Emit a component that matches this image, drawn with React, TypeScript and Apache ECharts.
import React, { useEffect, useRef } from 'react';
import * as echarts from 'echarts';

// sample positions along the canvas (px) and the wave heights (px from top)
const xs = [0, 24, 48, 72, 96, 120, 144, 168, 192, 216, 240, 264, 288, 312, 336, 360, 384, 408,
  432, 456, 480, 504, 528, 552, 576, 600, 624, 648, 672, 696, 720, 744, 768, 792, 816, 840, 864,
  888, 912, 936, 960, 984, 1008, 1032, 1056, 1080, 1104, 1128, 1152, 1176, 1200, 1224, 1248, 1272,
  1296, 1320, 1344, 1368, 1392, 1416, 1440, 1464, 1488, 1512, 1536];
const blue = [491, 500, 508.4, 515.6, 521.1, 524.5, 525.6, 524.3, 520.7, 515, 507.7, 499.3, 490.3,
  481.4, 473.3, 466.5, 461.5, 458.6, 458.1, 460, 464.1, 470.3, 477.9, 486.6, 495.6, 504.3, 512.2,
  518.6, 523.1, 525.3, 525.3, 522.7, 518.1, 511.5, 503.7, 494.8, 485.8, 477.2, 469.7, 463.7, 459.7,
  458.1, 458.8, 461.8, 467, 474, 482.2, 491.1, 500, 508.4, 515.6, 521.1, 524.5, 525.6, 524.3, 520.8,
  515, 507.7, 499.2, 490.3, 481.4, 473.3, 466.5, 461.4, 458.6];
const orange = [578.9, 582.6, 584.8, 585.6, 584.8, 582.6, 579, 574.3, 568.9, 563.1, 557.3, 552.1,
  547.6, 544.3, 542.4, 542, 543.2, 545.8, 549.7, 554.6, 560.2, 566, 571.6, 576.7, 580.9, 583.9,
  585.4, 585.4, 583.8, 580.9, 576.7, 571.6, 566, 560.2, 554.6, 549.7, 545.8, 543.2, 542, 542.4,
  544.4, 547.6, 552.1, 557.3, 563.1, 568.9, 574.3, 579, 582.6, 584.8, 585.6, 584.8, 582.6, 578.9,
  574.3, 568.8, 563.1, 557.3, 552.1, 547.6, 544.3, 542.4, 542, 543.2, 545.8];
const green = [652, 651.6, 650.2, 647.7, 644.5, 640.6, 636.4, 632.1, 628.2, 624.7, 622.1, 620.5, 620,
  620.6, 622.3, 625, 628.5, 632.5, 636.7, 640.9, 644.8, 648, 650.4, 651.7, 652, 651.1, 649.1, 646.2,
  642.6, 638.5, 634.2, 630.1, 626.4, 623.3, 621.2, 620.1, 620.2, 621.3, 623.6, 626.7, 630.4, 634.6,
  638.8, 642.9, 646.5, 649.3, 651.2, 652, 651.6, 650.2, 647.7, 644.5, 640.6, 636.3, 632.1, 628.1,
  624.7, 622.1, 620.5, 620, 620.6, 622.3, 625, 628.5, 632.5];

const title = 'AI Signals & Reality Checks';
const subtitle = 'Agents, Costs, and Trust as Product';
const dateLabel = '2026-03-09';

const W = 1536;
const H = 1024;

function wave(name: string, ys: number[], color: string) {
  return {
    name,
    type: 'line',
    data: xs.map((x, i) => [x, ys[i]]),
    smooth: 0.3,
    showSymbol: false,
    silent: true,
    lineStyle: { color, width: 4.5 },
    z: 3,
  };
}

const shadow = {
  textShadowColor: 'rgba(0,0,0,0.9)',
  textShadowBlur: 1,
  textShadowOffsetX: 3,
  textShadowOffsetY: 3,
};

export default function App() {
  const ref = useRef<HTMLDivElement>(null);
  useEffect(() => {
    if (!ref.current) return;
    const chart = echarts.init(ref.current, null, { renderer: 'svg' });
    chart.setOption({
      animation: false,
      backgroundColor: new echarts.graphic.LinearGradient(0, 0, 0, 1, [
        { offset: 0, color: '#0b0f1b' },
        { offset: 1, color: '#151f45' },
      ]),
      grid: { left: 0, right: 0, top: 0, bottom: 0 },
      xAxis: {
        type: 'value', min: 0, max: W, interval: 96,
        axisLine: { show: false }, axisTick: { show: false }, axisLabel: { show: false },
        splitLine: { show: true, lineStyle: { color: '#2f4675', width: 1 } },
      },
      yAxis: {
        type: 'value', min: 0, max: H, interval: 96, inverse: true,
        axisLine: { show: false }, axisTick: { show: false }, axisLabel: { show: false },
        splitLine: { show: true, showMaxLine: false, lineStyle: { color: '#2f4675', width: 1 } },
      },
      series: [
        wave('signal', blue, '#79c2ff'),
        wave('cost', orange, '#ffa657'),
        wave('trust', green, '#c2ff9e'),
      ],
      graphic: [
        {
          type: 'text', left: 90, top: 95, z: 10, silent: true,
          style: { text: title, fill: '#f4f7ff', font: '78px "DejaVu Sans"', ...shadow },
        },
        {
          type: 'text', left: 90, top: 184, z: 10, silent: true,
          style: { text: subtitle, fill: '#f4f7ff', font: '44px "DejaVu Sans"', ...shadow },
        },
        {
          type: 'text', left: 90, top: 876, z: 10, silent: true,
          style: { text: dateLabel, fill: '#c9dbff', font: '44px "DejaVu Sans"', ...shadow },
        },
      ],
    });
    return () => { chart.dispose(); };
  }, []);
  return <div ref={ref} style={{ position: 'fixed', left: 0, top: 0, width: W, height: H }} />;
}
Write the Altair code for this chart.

[Your task] Write out every line of the records exactly.

[Written solution]
Emit a component that matches this image, drawn with React, TypeScript and Apache ECharts.
import React, { useEffect, useRef } from 'react';
import * as echarts from 'echarts';

// sample positions along the canvas (px) and the wave heights (px from top)
const xs = [0, 24, 48, 72, 96, 120, 144, 168, 192, 216, 240, 264, 288, 312, 336, 360, 384, 408,
  432, 456, 480, 504, 528, 552, 576, 600, 624, 648, 672, 696, 720, 744, 768, 792, 816, 840, 864,
  888, 912, 936, 960, 984, 1008, 1032, 1056, 1080, 1104, 1128, 1152, 1176, 1200, 1224, 1248, 1272,
  1296, 1320, 1344, 1368, 1392, 1416, 1440, 1464, 1488, 1512, 1536];
const blue = [491, 500, 508.4, 515.6, 521.1, 524.5, 525.6, 524.3, 520.7, 515, 507.7, 499.3, 490.3,
  481.4, 473.3, 466.5, 461.5, 458.6, 458.1, 460, 464.1, 470.3, 477.9, 486.6, 495.6, 504.3, 512.2,
  518.6, 523.1, 525.3, 525.3, 522.7, 518.1, 511.5, 503.7, 494.8, 485.8, 477.2, 469.7, 463.7, 459.7,
  458.1, 458.8, 461.8, 467, 474, 482.2, 491.1, 500, 508.4, 515.6, 521.1, 524.5, 525.6, 524.3, 520.8,
  515, 507.7, 499.2, 490.3, 481.4, 473.3, 466.5, 461.4, 458.6];
const orange = [578.9, 582.6, 584.8, 585.6, 584.8, 582.6, 579, 574.3, 568.9, 563.1, 557.3, 552.1,
  547.6, 544.3, 542.4, 542, 543.2, 545.8, 549.7, 554.6, 560.2, 566, 571.6, 576.7, 580.9, 583.9,
  585.4, 585.4, 583.8, 580.9, 576.7, 571.6, 566, 560.2, 554.6, 549.7, 545.8, 543.2, 542, 542.4,
  544.4, 547.6, 552.1, 557.3, 563.1, 568.9, 574.3, 579, 582.6, 584.8, 585.6, 584.8, 582.6, 578.9,
  574.3, 568.8, 563.1, 557.3, 552.1, 547.6, 544.3, 542.4, 542, 543.2, 545.8];
const green = [652, 651.6, 650.2, 647.7, 644.5, 640.6, 636.4, 632.1, 628.2, 624.7, 622.1, 620.5, 620,
  620.6, 622.3, 625, 628.5, 632.5, 636.7, 640.9, 644.8, 648, 650.4, 651.7, 652, 651.1, 649.1, 646.2,
  642.6, 638.5, 634.2, 630.1, 626.4, 623.3, 621.2, 620.1, 620.2, 621.3, 623.6, 626.7, 630.4, 634.6,
  638.8, 642.9, 646.5, 649.3, 651.2, 652, 651.6, 650.2, 647.7, 644.5, 640.6, 636.3, 632.1, 628.1,
  624.7, 622.1, 620.5, 620, 620.6, 622.3, 625, 628.5, 632.5];

const title = 'AI Signals & Reality Checks';
const subtitle = 'Agents, Costs, and Trust as Product';
const dateLabel = '2026-03-09';

const W = 1536;
const H = 1024;

function wave(name: string, ys: number[], color: string) {
  return {
    name,
    type: 'line',
    data: xs.map((x, i) => [x, ys[i]]),
    smooth: 0.3,
    showSymbol: false,
    silent: true,
    lineStyle: { color, width: 4.5 },
    z: 3,
  };
}

const shadow = {
  textShadowColor: 'rgba(0,0,0,0.9)',
  textShadowBlur: 1,
  textShadowOffsetX: 3,
  textShadowOffsetY: 3,
};

export default function App() {
  const ref = useRef<HTMLDivElement>(null);
  useEffect(() => {
    if (!ref.current) return;
    const chart = echarts.init(ref.current, null, { renderer: 'svg' });
    chart.setOption({
      animation: false,
      backgroundColor: new echarts.graphic.LinearGradient(0, 0, 0, 1, [
        { offset: 0, color: '#0b0f1b' },
        { offset: 1, color: '#151f45' },
      ]),
      grid: { left: 0, right: 0, top: 0, bottom: 0 },
      xAxis: {
        type: 'value', min: 0, max: W, interval: 96,
        axisLine: { show: false }, axisTick: { show: false }, axisLabel: { show: false },
        splitLine: { show: true, lineStyle: { color: '#2f4675', width: 1 } },
      },
      yAxis: {
        type: 'value', min: 0, max: H, interval: 96, inverse: true,
        axisLine: { show: false }, axisTick: { show: false }, axisLabel: { show: false },
        splitLine: { show: true, showMaxLine: false, lineStyle: { color: '#2f4675', width: 1 } },
      },
      series: [
        wave('signal', blue, '#79c2ff'),
        wave('cost', orange, '#ffa657'),
        wave('trust', green, '#c2ff9e'),
      ],
      graphic: [
        {
          type: 'text', left: 90, top: 95, z: 10, silent: true,
          style: { text: title, fill: '#f4f7ff', font: '78px "DejaVu Sans"', ...shadow },
        },
        {
          type: 'text', left: 90, top: 184, z: 10, silent: true,
          style: { text: subtitle, fill: '#f4f7ff', font: '44px "DejaVu Sans"', ...shadow },
        },
        {
          type: 'text', left: 90, top: 876, z: 10, silent: true,
          style: { text: dateLabel, fill: '#c9dbff', font: '44px "DejaVu Sans"', ...shadow },
        },
      ],
    });
    return () => { chart.dispose(); };
  }, []);
  return <div ref={ref} style={{ position: 'fixed', left: 0, top: 0, width: W, height: H }} />;
}
Write the Altair code for this chart.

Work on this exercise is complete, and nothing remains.